In 1909, Doyle worked as a checkweighman at the Capitol mine south of Flagg Drive where he advocated for miners’ safety, including dogging the mine’s owner to remove snow and ice that regularly blocked the mine’s escape shaft after snow storms. Doyle worked his way into leadership of Lafayette Local 1388 during the first few years of the Long Strike (1910-1914), where he organized the group’s civil disobedience efforts. Doyle aggressively rooted out turncoat union members hired by coal operators to spy on the organization.

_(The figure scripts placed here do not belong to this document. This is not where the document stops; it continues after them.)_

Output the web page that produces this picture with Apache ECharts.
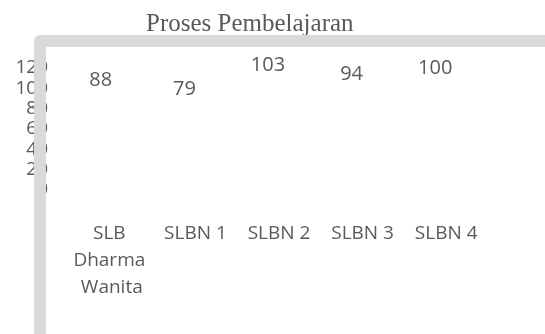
<!DOCTYPE html>
<html>
<head>
<meta charset="utf-8">
<script src="https://cdn.jsdelivr.net/npm/echarts@6/dist/echarts.min.js"></script>
<style>
  html, body { margin: 0; padding: 0; background: #fff; }
  #chart { width: 545px; height: 334px; }
</style>
</head>
<body>
<div id="chart"></div>
<script>
// data
const categories = ['SLB Dharma Wanita', 'SLBN 1', 'SLBN 2', 'SLBN 3', 'SLBN 4'];
const values = [88, 79, 103, 94, 100];
const yTicks = { min: 0, max: 120, interval: 20 };

const textGray = '#595959';
const font = '"Open Sans", sans-serif';

let chart = echarts.init(document.getElementById('chart'));
chart.setOption({
  animation: false,
  title: {
    text: 'Proses Pembelajaran',
    left: 146,
    top: 12,
    padding: 0,
    textStyle: {
      fontFamily: '"Liberation Serif", serif',
      fontWeight: 'normal',
      fontSize: 25,
      color: textGray,
    },
  },
  grid: {
    left: 70,
    right: 57,
    top: 68,
    bottom: 144,
  },
  // the thick gray frame on the left and top
  graphic: [
    {
      type: 'polyline',
      z: 100,
      shape: { points: [[40, 340], [40, 41], [560, 41]] },
      style: { stroke: '#d9d9d9', lineWidth: 12, fill: null, lineJoin: 'round' },
    },
  ],
  xAxis: {
    type: 'category',
    data: categories,
    axisLine: { show: false },
    axisTick: { show: false },
    axisLabel: {
      interval: 0,
      margin: 30,
      width: 80,
      overflow: 'break',
      lineHeight: 27,
      fontFamily: font,
      fontSize: 19,
      color: textGray,
    },
  },
  yAxis: {
    type: 'value',
    min: yTicks.min,
    max: yTicks.max,
    interval: yTicks.interval,
    axisLine: { show: false },
    axisTick: { show: false },
    splitLine: { show: false },
    axisLabel: {
      margin: 22,
      fontFamily: font,
      fontSize: 19,
      color: textGray,
    },
  },
  series: [
    {
      type: 'bar',
      data: values,
      barWidth: '40%',
      itemStyle: { color: 'rgba(0,0,0,0)' },
      label: {
        show: true,
        position: 'top',
        distance: 10,
        offset: [-11, 0],
        fontFamily: font,
        fontSize: 20,
        color: textGray,
      },
    },
  ],
});
</script>
</body>
</html>
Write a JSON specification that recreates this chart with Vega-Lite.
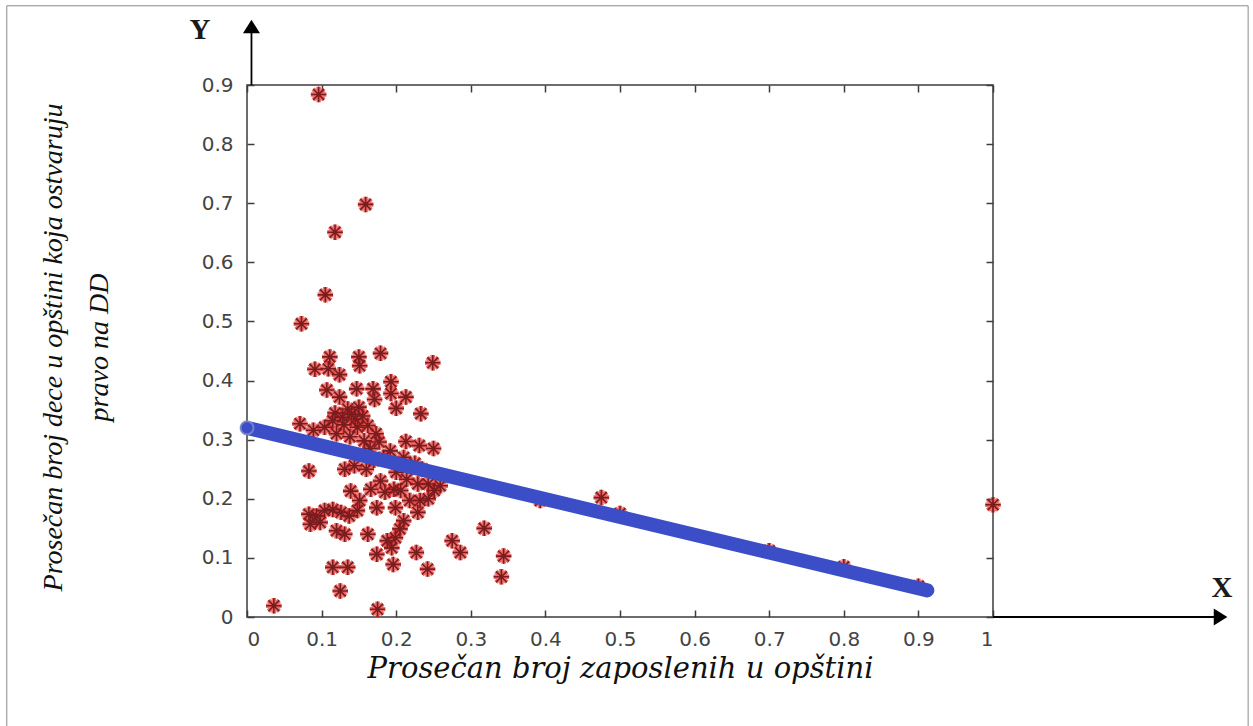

He also planted two of his own union men, hired from out-of-state, who posed as scabs in each local coal mine.

Entrepreneur John “Jack” Gordon of Lafayette bought Lot 12, Bock 2 in Irvington in Aug. 1924 and then bought 210 South Public Road (Lots 6 and 7, Block 7) in Lafayette from Rocky Mountain Fuel Co. in Nov. 1924. He then moved the Hi-Way Food Market grocery store (built in 1908 and now Cannon Mine Coffee at 210 S. Public Road) from Irvington to Lafayette.

Cundalls, Calvos and Milburns were some of the familiar Lafayette families that have resided in Irvington.